Let’s go back to my early days of icefishing at Black Pond in the early 1950s. My equipment consisted of an axe for chopping a hole in the ice, six fishing type (rigged with a flag to let you know when you had a bite on your bait), an old strainer taken from the kitchen to scoop the ice out of the fishing holes, and one of my old sleds to pull the gear out onto the ice.

It was not complicated at all.

The messiest part of the deal was chopping a hole in the ice with the axe. Before you broke through to the water it wasn’t too bad, but when the water showed up you were sure to get wet.

This was before all of the new space-age clothing was developed that is so much in use today. The rule of thumb was to build a fire on the shoreline of Black Pond to thaw out. Or, you could head on over to the boathouse that was run by Eddie Holmes.

I also purchased all of my live bait from Holmes for my fishing forays. I never had a bait bucket because Eddie would give you the bait in a tin can and, when you were finished fishing, you brought the can back to him.

Back then, you did not have the paved road and boat launch parking lot that now serves Black Pond. You could access the pond by the boathouse or use a dirt road that was located where the present road leads to the launch area.

To be an icefisherman back in the 50s, you had to be pretty hardy and ready to face the New England weather. I still marvel at some of the weather scenarios we experienced on some of our icefishing trips.

Today, like just about everything in all types of sports, things have changed with icefishing. Today, when the ice is safe enough, the surface is dotted with a multitude of tents.

They come in all shapes and sizes, and their purpose is to keep the icefisherman warm and cozy regardless of the weather. Some fishermen even use portable heaters while in the confines of the tents.

The tents come complete with a sled is used to haul them and all of your fishing gear out onto the ice.

Before the tents came on the scene, many icefishermen, including yours truly, made their own sleds. Some of them were quite ingenious in their design and in them we packed a small gas stove for cooking. (Just about all of our trips included some type of cooking on the ice while fishing.)

Of course, some of them went a bit too far in their construction. I can remember a couple that required two men to load and unload.

After a couple of years of using an axe to chop my holes in the ice, I inherited a three-piece ice chopper. This was a thing of beauty and served me well for a number of years.

And then one day we were on the ice and I was startled to hear the sound of an engine. It was a gas-powered ice auger and, before long, no self-respecting icefisherman would be seen on the ice without one.

In the time it took me to chop a hole with my trusty ice chopper, I could drill six holes and be fishing in no time. Slowly, but surely, modern outdoor equipment was taking over the sport of icefishing, with no end in sight.

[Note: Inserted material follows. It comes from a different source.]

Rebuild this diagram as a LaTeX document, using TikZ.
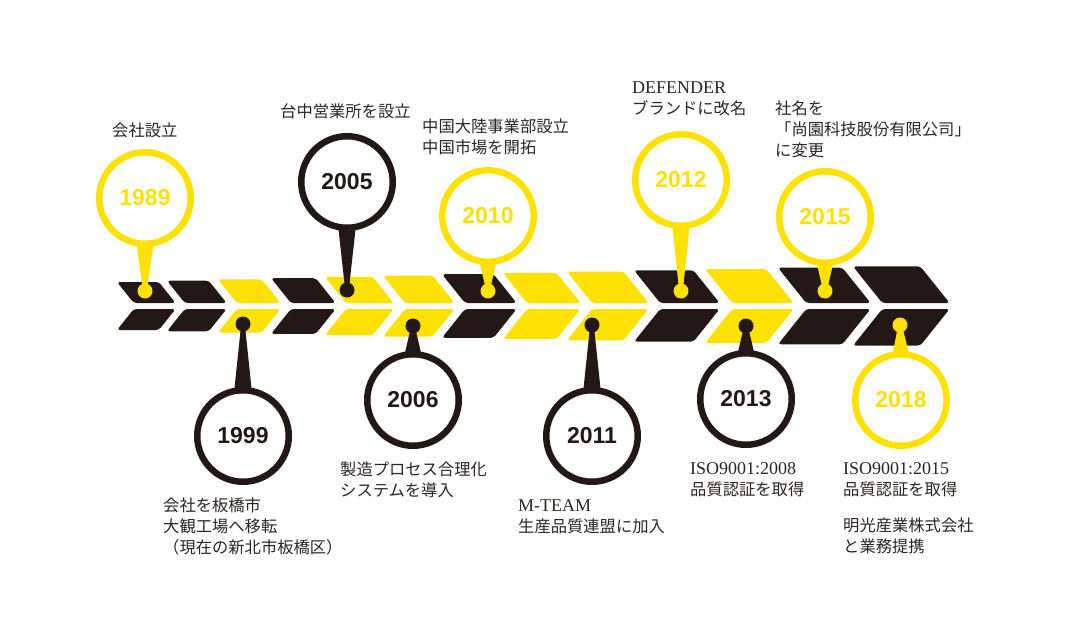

There are not too many old grunts like yours truly who experienced the “good old days” of icefishing. Today, change and new-age technology has put a different spin on many outdoor sports.

Sometimes I wonder if we are overdoing it. Or is it just a sign of the times? Every year we see advertisements telling us about all of the new gear for those of that enjoy the outdoors, and it has even gotten to me — sometimes.

But for the newcomer to the sport of icefishing, start off cautiously and, as time goes by, you will notice certain items that can make your time on the ice more enjoyable.

And for all of you icefishermen out there who are champing at the bit to get out on the ice, PLEASE keep in mind that there is no fish worth dying for! We will still get some ice-making weather, but each day the sun is getting a bit higher and this can also make it take a bit longer for safe ice. I will have more on that later.

See ya’ and God Bless America and watch over our troops, police, firefighters and first responders wherever they may be serving this great country of ours.